Cuando le damos nuestro tiempo sosegado a un objeto, a una idea, a una persona, éstas tienen la oportunidad de revelarse ante nosotros como seres únicos, nuevos, complejos y significativos. Así, por ejemplo, la pequeña caja de cartón que tengo sobre el escritorio, y que es el empaque de un tintero, comienza a hablarme de sus proporciones, me invita a tocar su textura ciertamente rugosa, me permito gozar de sus colores tenues, de su tipografía un tanto rebuscada. Darle el tiempo a un objeto con la mirada, acariciarlo, olerlo, saborearlo si es posible. Atender el detalle, los mínimos brillos y sombras que posee. Entonces el objeto nos muestra su grandeza, su decir algo en este mundo, su existir. Cada objeto nos representa, es en sí mismo y es también una metáfora de quien lo observa. El poeta puede hablar del objeto porque lo conoce desde hace tiempo, porque lo ha comprendido como una entidad armoniosa en medio del caos, porque ha visto su esencia. La forma externa del objeto convoca la sensibilidad del poeta y hace salir su intimidad recóndita.
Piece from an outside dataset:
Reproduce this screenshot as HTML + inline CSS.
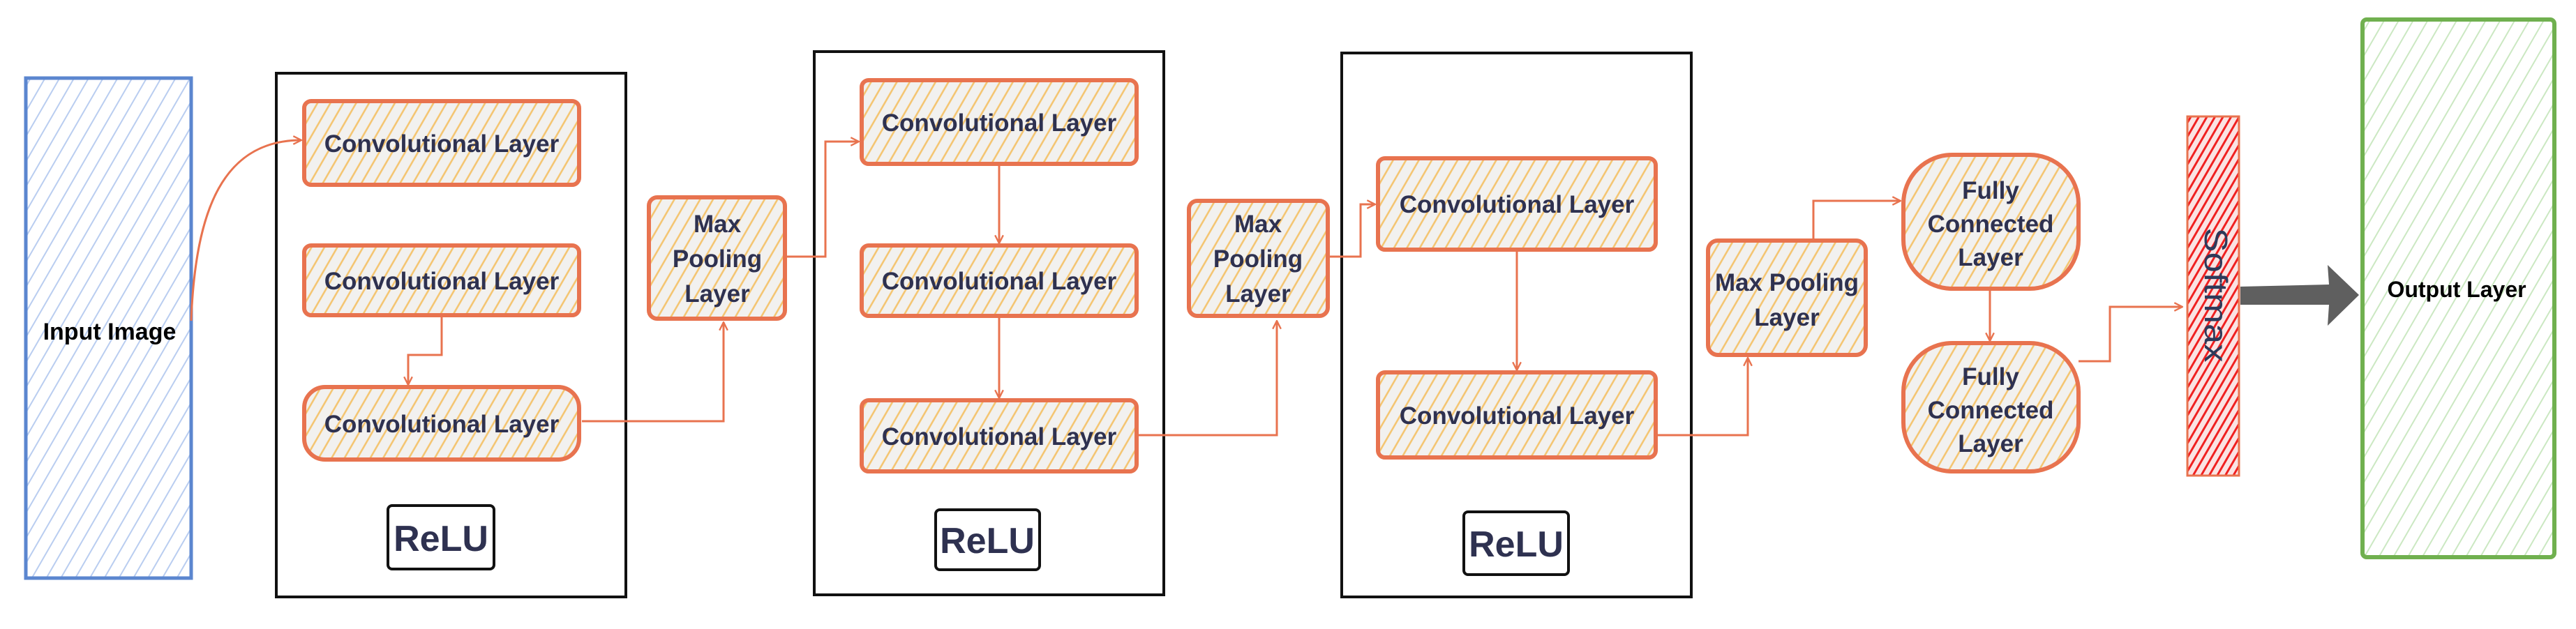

La agitación de la vida moderna nos hace pasar de largo y con rapidez por los espacios y las formas. En realidad, no vemos lo que vemos, sabemos que ahí está y nos vemos en el mundo como murciélagos, por radar. La poesía nos permite detenernos, nos da la lentitud que el alma necesita. Espaciosa, dilatada, detenidamente recobramos el verdadero ritmo, el palpitar acompasado del paisaje. Si nosotros le damos tiempo a los objetos, ellos nos devuelven tiempo.